The difference is, I’d trust a stupefied pothead from Los Angeles behind the helm of a boat far more than a friend of mine (his boating education card bona fides notwithstanding), based on his skipper behavior at a birthday party for some friends last year.
The twin brother and sister honorees came from a notoriously outdoorsy family; in addition to both possessing boating cards, they also had hunting permits. And it was their family’s boat that was weaving around manatees and buoys that day in early February, before Florida’s imitation of Jack Frost had said his goodbyes.
At the sister twin’s suggestion, we decided to go out for one more boat ride at the party. We started out slowly. The boat was lowered into the water not far from where I’d spotted a manatee several hours before, and the scene was eerie under a thin sugaring of fog. Someone, I can’t recall who, gave the wheel to my friend. With the reckless lack of instinct for which he was infamous, he revved the boat to a dangerous speed, then foolishly turned us right into the boat’s wake.
A man-made wave that would put Hawaii’s swells to shame washed over the bow.
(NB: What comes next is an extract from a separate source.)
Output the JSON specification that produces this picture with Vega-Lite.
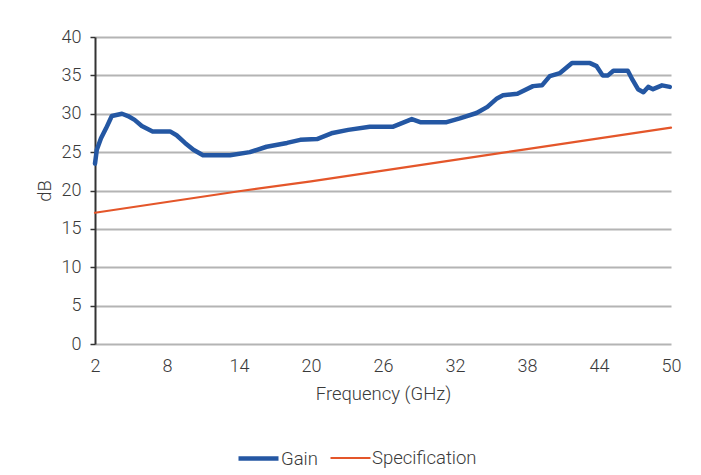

Frigid water numbed us up to our knees as we floundered around the boat, worrying about our possessions, our shoes. We managed to stay aboard, two of us weighing the stern of the boat down to help empty it of the icy water.
To this day, the partiers have not let our dimwitted skipper live down his folly. That would be too easy.
Nor will we get in a boat with him again, at least if he’s behind the wheel.